Source code of charts
↓↓↓

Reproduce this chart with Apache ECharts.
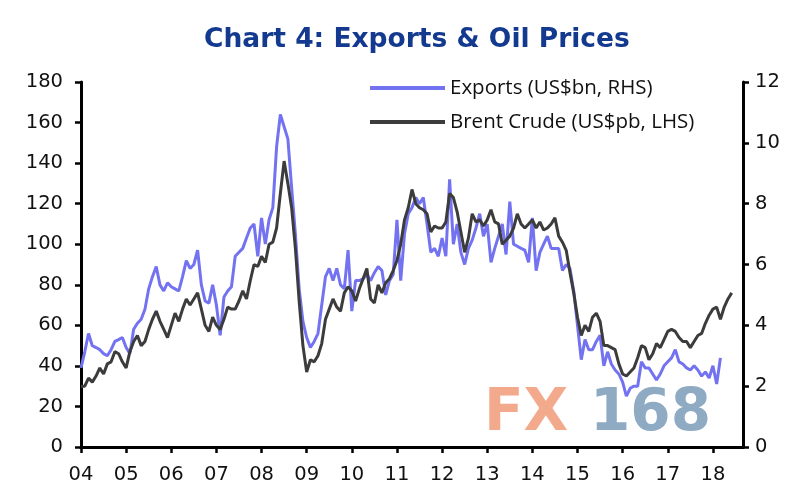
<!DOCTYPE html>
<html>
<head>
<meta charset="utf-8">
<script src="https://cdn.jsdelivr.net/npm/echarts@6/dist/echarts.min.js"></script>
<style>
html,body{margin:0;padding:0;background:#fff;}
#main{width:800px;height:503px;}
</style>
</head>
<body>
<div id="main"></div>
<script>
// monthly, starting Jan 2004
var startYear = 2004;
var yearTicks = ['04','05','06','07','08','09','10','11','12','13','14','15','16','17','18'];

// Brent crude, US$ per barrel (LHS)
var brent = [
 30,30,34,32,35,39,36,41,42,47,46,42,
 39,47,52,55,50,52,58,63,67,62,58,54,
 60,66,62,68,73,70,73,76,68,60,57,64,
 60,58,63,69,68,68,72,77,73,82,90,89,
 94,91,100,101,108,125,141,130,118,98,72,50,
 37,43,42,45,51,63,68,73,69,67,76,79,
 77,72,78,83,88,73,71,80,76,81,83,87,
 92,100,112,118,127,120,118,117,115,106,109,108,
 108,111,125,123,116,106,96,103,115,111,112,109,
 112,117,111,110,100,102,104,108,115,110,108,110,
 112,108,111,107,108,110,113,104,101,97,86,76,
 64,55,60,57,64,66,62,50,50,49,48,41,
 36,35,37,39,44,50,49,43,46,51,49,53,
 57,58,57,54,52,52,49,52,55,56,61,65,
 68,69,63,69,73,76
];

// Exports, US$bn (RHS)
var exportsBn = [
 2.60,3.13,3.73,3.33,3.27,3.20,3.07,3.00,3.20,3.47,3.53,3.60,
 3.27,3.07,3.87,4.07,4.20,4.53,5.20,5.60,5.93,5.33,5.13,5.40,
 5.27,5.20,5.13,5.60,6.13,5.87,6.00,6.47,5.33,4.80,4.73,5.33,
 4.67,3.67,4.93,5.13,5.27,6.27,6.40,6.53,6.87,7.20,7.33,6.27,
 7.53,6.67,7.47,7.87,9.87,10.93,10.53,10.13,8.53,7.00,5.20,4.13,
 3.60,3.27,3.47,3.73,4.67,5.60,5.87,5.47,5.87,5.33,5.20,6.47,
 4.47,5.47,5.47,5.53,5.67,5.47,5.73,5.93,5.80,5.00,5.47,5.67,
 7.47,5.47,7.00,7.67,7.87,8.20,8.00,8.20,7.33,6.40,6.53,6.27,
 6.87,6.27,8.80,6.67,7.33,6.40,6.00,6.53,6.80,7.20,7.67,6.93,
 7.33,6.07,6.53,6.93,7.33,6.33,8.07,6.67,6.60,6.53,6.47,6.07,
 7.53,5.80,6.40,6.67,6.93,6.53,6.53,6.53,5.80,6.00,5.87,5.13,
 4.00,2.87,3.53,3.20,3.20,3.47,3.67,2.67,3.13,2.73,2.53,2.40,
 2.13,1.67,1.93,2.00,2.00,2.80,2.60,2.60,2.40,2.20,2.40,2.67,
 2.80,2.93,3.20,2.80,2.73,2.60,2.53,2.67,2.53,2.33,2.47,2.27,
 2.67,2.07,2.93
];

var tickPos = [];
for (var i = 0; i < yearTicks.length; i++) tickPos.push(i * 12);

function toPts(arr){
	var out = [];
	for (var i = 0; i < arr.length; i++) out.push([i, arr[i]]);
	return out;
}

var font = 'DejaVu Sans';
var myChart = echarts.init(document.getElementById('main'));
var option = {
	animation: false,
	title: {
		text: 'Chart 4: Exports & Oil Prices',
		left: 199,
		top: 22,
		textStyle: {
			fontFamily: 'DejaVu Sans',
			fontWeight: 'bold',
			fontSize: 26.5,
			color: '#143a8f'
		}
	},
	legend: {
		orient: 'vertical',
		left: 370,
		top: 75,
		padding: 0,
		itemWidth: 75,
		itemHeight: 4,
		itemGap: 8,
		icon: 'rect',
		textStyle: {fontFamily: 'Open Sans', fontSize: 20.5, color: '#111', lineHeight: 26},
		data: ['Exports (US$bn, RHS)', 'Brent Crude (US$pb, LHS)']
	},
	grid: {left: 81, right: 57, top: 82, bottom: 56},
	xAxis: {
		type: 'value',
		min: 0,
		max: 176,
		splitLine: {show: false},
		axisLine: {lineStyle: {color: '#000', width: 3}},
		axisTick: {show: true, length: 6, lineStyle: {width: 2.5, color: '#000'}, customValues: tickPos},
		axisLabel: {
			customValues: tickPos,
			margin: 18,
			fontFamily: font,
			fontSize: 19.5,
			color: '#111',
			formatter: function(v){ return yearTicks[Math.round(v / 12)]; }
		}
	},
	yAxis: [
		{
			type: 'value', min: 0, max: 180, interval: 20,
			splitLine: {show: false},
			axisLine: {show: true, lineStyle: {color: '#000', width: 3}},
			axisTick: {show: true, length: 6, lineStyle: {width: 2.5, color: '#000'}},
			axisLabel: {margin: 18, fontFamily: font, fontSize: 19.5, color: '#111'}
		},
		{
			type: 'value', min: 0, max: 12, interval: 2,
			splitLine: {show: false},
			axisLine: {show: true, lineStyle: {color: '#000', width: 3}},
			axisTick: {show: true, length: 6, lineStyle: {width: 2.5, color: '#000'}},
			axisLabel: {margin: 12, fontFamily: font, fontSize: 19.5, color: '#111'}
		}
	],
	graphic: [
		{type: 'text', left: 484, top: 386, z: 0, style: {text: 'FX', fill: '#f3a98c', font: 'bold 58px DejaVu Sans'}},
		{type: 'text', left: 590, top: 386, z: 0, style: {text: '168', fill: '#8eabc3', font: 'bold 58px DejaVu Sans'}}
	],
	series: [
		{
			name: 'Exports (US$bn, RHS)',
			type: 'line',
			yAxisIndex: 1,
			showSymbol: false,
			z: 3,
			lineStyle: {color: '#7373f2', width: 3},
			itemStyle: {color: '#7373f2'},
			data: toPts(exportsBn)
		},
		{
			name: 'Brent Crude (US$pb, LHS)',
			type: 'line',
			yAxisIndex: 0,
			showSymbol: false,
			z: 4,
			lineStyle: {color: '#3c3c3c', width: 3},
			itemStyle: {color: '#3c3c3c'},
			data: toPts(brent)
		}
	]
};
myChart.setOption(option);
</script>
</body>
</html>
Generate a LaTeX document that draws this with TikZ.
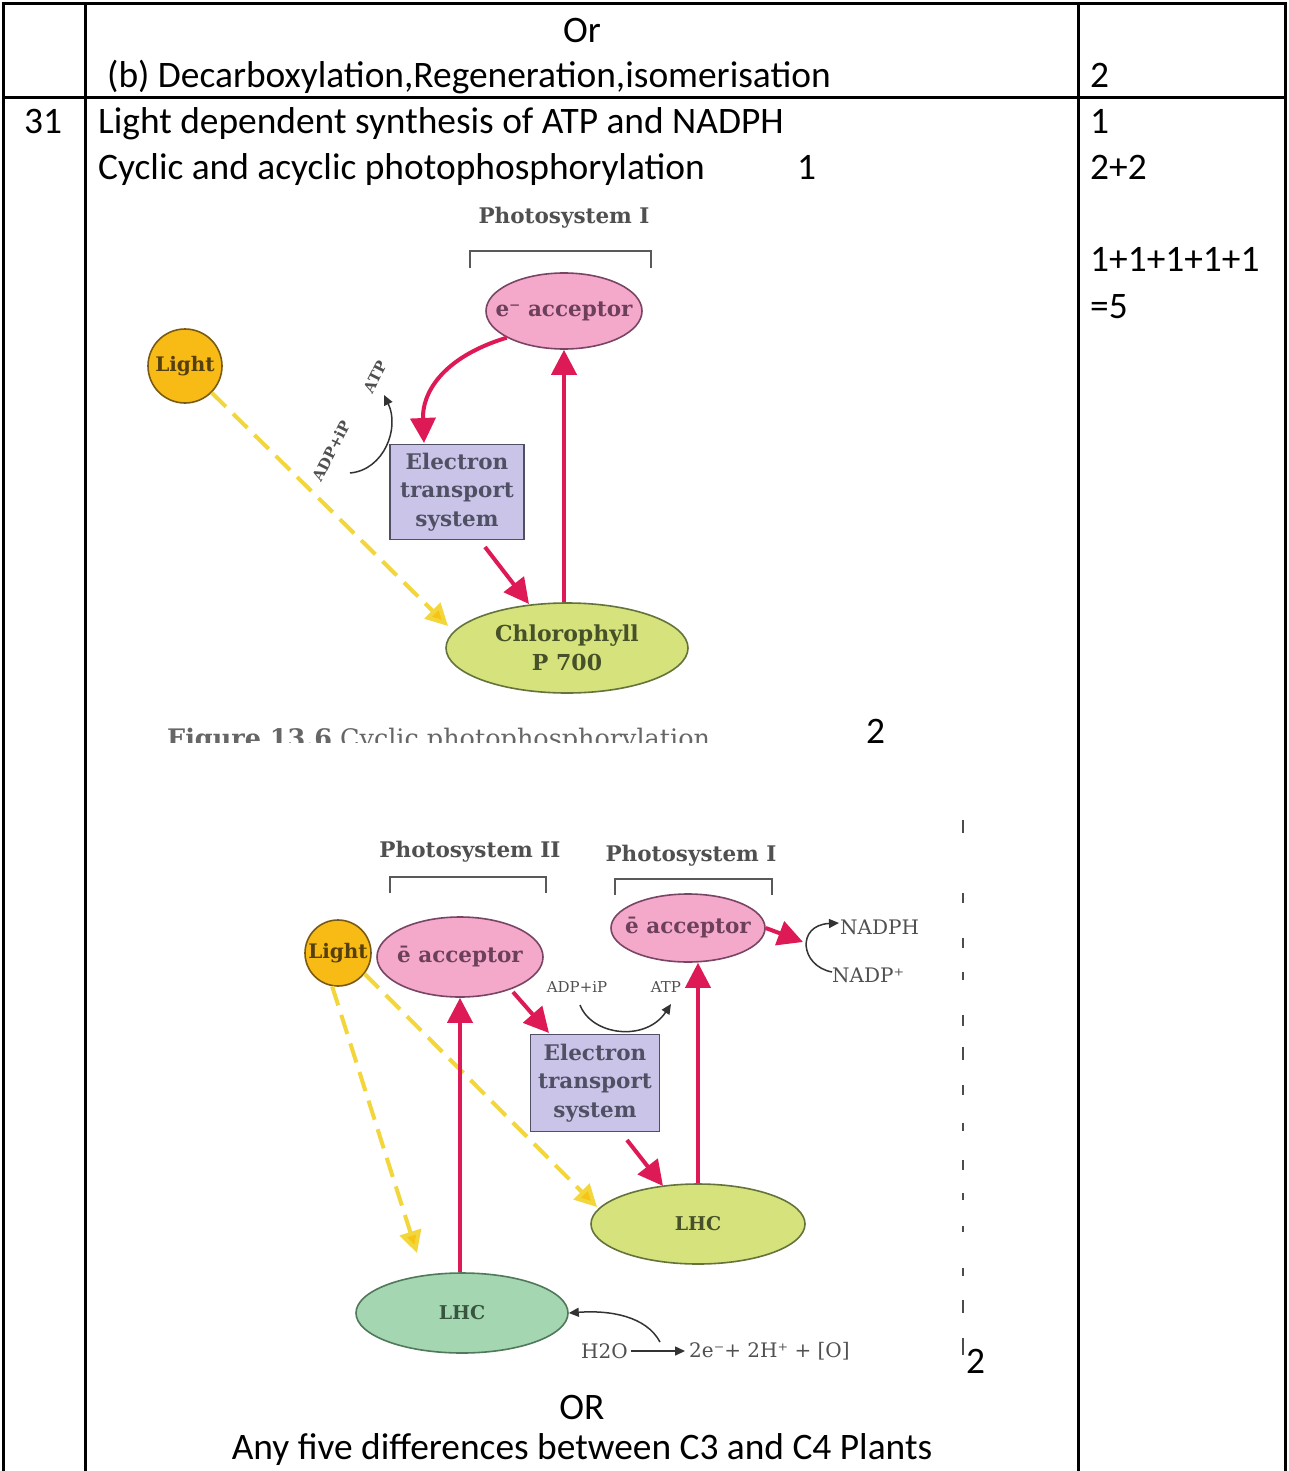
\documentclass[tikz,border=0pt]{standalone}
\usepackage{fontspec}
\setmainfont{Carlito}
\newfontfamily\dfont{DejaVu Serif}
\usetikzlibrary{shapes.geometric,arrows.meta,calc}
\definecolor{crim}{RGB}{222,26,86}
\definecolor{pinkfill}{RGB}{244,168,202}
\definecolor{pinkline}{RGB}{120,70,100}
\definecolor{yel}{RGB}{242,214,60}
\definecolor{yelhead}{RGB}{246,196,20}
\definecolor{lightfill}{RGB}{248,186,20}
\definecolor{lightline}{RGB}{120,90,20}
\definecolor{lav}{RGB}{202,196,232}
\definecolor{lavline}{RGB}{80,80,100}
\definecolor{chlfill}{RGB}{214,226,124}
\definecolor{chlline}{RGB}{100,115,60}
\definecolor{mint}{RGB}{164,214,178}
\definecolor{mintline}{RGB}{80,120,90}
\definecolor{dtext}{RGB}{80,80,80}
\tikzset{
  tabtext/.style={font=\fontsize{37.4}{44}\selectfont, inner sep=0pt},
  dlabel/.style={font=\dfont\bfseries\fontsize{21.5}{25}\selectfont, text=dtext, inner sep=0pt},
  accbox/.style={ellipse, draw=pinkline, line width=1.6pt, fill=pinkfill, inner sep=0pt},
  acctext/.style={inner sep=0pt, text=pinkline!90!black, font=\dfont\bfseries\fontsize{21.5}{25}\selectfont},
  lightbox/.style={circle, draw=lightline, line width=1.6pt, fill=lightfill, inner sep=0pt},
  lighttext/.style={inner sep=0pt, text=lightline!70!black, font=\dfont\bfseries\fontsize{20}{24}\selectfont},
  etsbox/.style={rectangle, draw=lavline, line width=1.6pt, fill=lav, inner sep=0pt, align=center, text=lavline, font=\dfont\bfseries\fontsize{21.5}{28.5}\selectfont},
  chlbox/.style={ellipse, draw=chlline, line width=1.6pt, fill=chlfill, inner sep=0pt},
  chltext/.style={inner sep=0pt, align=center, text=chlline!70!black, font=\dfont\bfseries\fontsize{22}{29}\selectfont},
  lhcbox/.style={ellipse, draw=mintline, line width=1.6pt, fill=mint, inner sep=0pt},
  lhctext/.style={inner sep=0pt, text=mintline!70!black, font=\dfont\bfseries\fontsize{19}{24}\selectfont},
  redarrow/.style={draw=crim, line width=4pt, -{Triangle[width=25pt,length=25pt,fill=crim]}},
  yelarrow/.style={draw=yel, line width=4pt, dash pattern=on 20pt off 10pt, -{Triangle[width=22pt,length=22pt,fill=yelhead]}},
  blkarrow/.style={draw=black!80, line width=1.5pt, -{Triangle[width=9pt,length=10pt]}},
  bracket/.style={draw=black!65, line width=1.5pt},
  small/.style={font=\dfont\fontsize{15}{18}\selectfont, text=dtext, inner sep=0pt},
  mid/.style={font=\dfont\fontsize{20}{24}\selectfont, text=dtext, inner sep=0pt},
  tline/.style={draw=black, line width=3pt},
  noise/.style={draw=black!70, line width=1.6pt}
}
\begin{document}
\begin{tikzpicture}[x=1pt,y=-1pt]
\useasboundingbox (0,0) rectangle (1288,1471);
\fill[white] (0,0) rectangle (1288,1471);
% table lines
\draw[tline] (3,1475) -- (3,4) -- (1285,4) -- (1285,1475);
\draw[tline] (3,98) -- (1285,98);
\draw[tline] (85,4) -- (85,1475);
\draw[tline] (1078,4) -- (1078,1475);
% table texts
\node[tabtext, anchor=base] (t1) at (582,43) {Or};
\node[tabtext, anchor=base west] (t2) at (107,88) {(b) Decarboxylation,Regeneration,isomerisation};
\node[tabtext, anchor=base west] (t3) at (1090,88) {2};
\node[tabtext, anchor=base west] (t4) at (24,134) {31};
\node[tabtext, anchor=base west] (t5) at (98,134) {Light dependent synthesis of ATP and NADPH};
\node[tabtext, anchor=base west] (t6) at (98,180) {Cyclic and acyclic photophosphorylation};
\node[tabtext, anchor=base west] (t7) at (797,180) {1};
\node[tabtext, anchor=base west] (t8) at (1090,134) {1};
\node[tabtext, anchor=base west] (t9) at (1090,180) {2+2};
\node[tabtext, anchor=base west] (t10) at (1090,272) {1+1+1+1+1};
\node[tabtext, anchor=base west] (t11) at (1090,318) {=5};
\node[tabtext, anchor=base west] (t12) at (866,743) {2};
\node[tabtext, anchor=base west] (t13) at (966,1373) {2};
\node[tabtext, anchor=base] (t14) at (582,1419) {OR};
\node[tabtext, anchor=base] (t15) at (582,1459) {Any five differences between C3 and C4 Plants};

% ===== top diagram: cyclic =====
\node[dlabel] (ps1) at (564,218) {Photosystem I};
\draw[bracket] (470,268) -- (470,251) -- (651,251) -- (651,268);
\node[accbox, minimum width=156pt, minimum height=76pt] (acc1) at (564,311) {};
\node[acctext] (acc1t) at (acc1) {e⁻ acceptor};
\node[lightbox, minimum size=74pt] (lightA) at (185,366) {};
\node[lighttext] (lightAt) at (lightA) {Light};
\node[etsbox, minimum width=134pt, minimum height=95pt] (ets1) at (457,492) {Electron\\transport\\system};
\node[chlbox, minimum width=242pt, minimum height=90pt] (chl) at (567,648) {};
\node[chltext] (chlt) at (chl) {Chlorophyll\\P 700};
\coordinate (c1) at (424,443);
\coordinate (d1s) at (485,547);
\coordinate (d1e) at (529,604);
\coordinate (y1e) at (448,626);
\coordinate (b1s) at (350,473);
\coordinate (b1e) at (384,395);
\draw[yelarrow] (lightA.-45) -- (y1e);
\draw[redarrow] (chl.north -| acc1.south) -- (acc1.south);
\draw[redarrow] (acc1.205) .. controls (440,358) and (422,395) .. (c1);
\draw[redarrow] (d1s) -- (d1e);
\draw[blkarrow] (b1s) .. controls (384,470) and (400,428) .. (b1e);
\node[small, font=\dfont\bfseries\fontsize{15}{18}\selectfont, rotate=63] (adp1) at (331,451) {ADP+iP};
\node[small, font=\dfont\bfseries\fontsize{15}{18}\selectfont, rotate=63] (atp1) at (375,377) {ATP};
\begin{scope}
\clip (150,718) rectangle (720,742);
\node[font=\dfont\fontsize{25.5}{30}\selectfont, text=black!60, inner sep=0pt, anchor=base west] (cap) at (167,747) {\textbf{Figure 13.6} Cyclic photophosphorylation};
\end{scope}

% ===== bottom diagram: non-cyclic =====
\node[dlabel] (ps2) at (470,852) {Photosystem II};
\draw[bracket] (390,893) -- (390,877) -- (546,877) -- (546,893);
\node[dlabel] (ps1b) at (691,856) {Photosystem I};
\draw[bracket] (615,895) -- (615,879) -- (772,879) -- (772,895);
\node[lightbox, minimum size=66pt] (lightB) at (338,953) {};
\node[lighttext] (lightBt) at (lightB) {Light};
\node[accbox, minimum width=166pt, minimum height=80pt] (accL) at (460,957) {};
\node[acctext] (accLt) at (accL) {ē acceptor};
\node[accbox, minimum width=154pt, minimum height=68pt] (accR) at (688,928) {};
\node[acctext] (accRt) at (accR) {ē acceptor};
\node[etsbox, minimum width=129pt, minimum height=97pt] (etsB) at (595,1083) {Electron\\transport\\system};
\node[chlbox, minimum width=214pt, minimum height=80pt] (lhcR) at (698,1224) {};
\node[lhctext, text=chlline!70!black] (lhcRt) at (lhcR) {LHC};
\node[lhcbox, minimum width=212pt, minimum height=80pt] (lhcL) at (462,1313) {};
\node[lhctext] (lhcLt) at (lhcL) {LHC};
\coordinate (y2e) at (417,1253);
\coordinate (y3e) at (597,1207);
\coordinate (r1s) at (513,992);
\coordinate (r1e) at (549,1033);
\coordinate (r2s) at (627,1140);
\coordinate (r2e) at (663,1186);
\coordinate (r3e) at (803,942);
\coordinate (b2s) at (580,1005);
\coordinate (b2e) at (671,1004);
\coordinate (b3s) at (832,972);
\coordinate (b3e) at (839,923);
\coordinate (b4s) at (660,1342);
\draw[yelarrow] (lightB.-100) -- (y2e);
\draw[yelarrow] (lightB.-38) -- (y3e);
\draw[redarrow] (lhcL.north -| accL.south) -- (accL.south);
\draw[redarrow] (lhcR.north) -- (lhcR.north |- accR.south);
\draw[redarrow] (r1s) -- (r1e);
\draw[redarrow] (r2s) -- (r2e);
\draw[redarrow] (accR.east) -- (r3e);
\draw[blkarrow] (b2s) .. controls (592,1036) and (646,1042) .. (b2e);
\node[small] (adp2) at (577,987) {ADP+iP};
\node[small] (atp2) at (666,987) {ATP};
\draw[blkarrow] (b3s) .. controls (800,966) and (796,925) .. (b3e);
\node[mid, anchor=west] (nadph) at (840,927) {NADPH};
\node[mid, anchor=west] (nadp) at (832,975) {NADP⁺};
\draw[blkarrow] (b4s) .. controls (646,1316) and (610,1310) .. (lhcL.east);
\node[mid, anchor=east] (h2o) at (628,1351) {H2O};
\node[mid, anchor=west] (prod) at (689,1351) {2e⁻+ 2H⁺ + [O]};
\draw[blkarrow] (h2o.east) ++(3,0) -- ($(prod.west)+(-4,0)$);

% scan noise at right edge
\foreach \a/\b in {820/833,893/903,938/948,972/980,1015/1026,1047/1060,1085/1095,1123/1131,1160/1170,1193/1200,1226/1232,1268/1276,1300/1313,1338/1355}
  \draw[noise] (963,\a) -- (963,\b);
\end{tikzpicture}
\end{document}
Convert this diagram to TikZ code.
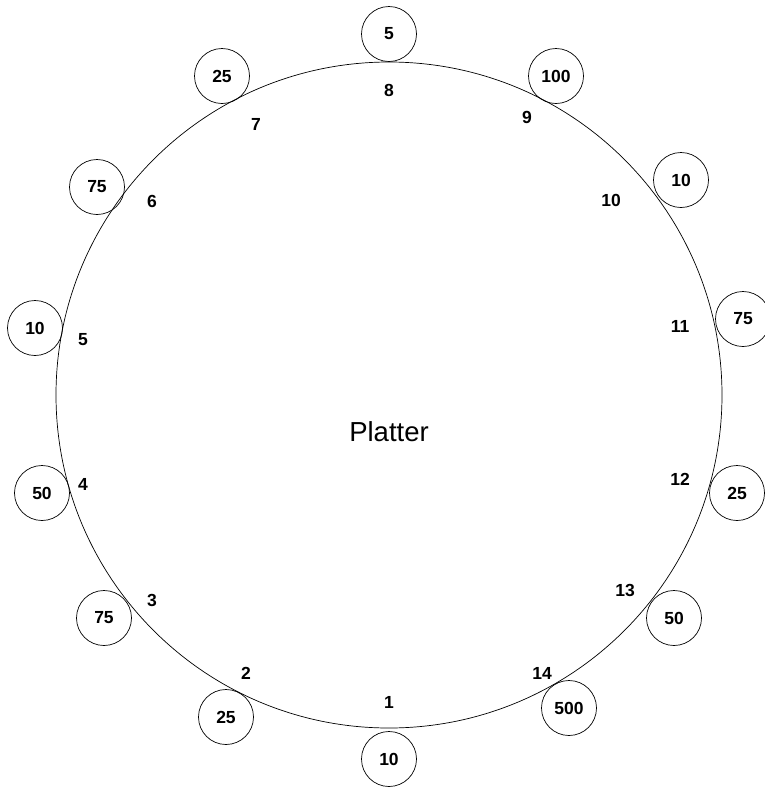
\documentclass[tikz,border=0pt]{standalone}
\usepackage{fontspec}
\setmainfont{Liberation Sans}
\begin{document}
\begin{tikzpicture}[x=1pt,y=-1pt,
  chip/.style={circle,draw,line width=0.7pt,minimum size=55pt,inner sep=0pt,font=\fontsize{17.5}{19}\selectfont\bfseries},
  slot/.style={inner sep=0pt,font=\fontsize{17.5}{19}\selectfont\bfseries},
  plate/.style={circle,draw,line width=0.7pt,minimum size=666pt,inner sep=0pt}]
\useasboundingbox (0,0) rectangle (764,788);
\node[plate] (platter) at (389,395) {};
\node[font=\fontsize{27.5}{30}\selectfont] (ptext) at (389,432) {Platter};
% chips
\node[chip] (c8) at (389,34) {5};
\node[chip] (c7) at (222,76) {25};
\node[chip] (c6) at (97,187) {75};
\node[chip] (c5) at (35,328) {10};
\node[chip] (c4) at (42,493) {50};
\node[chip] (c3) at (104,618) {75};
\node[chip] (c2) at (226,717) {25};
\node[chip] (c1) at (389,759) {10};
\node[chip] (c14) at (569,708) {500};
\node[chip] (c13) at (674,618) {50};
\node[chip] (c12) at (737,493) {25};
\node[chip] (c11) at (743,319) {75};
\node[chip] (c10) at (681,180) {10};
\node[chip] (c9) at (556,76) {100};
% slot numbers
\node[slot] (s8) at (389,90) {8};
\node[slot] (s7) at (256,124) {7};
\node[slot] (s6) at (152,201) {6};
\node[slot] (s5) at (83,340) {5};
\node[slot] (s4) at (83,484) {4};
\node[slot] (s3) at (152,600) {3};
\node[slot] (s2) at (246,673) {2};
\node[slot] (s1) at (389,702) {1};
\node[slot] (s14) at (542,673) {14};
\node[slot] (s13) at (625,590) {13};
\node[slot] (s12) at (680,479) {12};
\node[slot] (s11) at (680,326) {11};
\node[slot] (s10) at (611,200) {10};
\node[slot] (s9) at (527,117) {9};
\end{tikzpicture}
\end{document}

↑↑↑

### Given exercise
Copy, from the material, each line that holds the string "this".

### Solution below
Reproduce this chart with Apache ECharts.
Generate a LaTeX document that draws this with TikZ.
Convert this diagram to TikZ code.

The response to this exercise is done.